STATED EXERCISE: Reproduce the first line and every line after it, exactly, through the one containing "W, H = 550, 388". Leave out the rest.

INFORMATION SHOWN:
____
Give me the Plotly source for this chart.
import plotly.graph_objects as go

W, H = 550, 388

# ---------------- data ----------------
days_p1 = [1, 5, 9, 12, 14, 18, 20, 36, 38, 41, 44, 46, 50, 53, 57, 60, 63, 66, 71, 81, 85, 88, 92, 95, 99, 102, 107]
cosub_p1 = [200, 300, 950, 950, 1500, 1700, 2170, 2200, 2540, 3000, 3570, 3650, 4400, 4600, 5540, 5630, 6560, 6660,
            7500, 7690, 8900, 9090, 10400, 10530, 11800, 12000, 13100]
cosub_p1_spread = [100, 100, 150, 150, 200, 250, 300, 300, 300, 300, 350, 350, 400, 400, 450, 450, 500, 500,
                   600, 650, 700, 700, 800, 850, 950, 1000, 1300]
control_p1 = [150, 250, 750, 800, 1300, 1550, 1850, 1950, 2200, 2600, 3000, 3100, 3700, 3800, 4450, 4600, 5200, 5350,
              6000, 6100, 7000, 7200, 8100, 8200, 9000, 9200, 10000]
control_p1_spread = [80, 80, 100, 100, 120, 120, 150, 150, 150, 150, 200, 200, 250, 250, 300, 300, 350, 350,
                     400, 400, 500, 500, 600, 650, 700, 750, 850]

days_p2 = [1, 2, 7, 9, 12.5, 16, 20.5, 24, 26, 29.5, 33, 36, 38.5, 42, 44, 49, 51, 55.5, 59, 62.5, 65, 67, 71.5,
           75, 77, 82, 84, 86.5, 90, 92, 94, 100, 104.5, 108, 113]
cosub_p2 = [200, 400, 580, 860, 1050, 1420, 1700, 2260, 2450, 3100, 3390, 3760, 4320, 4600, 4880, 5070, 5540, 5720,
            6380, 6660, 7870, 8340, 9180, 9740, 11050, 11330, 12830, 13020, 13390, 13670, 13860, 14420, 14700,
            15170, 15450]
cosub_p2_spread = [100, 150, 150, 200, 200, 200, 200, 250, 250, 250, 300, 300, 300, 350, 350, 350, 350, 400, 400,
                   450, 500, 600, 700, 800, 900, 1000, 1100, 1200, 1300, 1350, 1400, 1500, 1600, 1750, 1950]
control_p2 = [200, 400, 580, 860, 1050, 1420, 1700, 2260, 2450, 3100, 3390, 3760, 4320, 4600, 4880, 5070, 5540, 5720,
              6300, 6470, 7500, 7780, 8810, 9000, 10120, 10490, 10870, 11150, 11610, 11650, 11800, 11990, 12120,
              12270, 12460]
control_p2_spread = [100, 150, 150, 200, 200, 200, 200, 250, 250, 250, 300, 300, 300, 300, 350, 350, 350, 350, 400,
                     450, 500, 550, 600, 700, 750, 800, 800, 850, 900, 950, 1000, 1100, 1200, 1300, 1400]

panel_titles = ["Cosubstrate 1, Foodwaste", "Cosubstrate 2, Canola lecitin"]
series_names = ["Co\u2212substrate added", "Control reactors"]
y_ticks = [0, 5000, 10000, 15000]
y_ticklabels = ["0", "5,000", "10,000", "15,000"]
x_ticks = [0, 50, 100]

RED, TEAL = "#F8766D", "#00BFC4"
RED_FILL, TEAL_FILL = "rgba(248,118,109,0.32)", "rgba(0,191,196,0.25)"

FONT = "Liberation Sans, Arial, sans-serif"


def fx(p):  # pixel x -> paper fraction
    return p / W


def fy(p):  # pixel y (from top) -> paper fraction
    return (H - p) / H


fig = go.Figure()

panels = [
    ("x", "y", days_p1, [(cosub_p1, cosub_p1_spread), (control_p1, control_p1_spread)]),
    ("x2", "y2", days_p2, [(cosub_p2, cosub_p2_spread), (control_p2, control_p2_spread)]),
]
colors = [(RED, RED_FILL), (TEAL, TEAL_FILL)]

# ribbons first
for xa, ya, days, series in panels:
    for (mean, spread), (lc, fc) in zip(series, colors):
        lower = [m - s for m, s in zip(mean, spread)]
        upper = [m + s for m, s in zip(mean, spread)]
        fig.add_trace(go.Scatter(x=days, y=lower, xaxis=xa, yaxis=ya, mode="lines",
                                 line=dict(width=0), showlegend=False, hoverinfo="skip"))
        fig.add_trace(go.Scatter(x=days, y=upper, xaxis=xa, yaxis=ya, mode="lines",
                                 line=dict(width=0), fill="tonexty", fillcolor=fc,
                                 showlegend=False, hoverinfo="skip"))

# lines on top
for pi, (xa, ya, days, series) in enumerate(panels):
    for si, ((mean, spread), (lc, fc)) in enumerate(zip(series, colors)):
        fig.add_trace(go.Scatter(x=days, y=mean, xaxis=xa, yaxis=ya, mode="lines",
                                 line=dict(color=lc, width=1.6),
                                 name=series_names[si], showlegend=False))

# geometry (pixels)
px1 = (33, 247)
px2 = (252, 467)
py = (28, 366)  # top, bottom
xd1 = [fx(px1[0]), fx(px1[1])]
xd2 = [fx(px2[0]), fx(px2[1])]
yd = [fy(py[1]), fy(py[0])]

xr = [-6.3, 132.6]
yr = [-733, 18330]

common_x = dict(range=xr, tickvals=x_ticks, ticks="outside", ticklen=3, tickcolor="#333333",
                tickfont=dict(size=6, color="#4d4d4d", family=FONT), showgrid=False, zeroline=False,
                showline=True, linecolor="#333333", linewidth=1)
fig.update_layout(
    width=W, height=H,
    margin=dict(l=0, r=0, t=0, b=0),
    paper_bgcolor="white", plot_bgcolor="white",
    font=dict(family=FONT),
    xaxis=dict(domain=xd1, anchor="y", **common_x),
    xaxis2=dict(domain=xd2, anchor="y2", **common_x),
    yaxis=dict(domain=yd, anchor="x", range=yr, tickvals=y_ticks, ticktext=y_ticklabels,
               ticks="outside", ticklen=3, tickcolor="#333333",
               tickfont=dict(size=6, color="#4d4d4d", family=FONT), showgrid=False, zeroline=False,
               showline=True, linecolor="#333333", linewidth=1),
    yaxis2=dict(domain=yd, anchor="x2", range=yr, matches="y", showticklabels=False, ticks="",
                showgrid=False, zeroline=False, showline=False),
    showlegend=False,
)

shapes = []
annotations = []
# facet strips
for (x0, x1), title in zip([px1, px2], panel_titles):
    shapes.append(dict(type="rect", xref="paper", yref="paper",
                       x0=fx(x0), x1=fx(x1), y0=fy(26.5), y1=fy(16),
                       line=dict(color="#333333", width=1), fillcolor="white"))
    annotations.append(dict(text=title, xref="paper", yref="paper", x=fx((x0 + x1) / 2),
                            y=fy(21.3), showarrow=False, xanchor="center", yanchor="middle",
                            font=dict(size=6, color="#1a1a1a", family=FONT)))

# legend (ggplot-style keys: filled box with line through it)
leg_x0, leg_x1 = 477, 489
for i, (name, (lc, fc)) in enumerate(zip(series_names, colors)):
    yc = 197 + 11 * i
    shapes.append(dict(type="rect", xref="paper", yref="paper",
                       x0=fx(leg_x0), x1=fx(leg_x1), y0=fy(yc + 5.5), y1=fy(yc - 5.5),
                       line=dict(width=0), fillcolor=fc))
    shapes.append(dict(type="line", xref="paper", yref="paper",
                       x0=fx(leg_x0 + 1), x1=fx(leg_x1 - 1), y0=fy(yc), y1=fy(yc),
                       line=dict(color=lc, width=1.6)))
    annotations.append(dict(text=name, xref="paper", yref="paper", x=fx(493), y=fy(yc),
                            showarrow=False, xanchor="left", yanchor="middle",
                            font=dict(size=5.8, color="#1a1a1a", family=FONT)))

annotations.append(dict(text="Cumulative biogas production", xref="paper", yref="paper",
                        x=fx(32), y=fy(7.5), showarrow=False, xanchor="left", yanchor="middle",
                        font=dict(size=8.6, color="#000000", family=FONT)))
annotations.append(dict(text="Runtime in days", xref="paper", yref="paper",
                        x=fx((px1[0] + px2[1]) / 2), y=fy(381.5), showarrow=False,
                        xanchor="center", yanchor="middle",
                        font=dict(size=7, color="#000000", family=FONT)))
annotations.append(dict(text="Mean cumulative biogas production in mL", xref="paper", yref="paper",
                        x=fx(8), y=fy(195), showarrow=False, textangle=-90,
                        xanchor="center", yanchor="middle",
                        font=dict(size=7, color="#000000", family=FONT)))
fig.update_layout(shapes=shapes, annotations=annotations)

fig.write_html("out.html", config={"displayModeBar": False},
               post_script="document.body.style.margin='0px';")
____
FULL SOLUTION:
Give me the Plotly source for this chart.
import plotly.graph_objects as go

W, H = 550, 388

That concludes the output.